Es lo que Mario Vargas Llosa denominó 'La civilización del espectáculo' (2012), en un ensayo que es una durísima radiografía de nuestro tiempo y nuestra cultura. La banalización de las artes y la literatura, el triunfo del periodismo amarillista y la frivolidad de la política son síntomas de un mal mayor que aqueja a la sociedad contemporánea: la idea temeraria de convertir en bien supremo nuestra natural propensión a divertirnos.
En el pasado, la cultura fue una especie de conciencia que impedía dar la espalda a la realidad. Ahora, actúa como mecanismo de distracción y entretenimiento. La figura del intelectual, que estructuró todo el siglo XX, hoy ha desaparecido del debate público. Aunque algunos firmen manifiestos o participen en polémicas.
En ese sentido, la rehumanización de la cultura es uno de los grandes desafíos del siglo XXI.
La madurez de un pueblo se mide por la independencia de sus individuos frente a lo que se espera de sus gobiernos. No podemos instalarnos en lo que Robert Hughes ha acuñado como La cultura de la queja (Madrid, Anagrama, 1994) de una “ciudadanía infantilizada”; un ciudadano Peter Pan que no está educado en la exigencia de los deberes; un individuo sin responsabilidad y sin autocrítica.
La libertad es un arma decisiva para no dejarse vencer en la militancia cultural que se trata de imponer. La esperanza reside siempre en aquellos ciudadanos con espíritu crítico y personalidad individual y libre.
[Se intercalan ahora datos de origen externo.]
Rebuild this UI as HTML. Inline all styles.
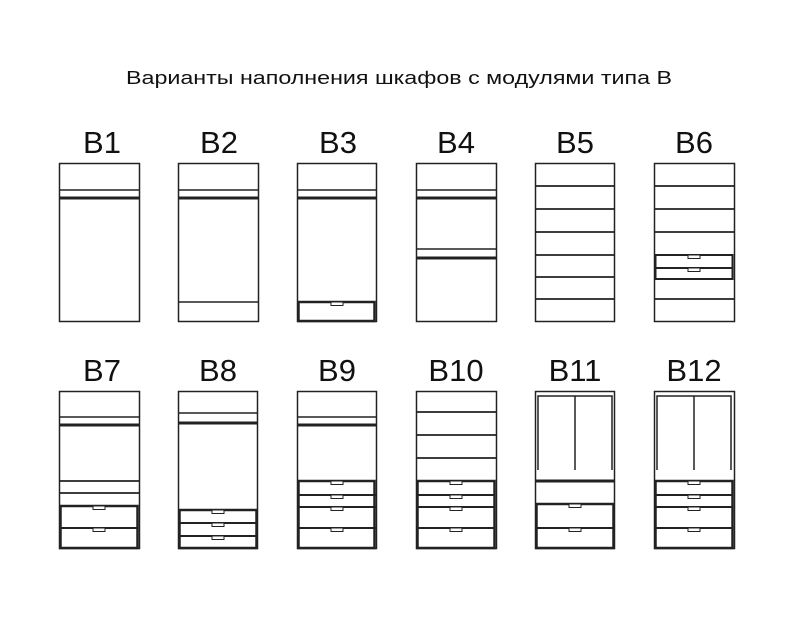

Es el momento de exigir de la cultura la libertad y el interés ético fundamentales para la supervivencia de la civilización, una fuerza interior capaz de hacer que la cultura merezca de nuevo la posición eminente que tuvo en el pasado y que, parece, ha venido perdiendo.
La cultura es el más valioso de los bienes que podamos atesorar. Es nuestro más preciado patrimonio, nuestra más radical posesión. Aquello que hayamos logrado aprehender nos constituirá como personas y no podrá sernos arrebatado jamás.
Cuando el general y rey helenístico Demetrio I, tomó la ciudad de Megara, preguntó al filósofo Estilbón si había perdido alguna cosa y éste respondió: “Ninguna; todas mis cosas están conmigo”. Su patrimonio había sido saqueado, el enemigo se había llevado a sus hijas y su patria había sido invadida. Y sin embargo, “Todas mis cosas están conmigo”.
Por todo ello, la cultura es quizás la más decisiva virtud cívica en estos tiempos, pues termina redundando en el mayor bien común y logra la plenitud de su destino en los otros, en la sociedad, que será cada vez mejor con cada aportación personal.
Gracias al espíritu crítico que fomenta, hace más libre al ser humano y convierte nuestra sociedad en “un hábitat de libertad, de diversidad, de belleza compartida”.
Muchas gracias
*** Jaime Olmedo es filólogo y académico.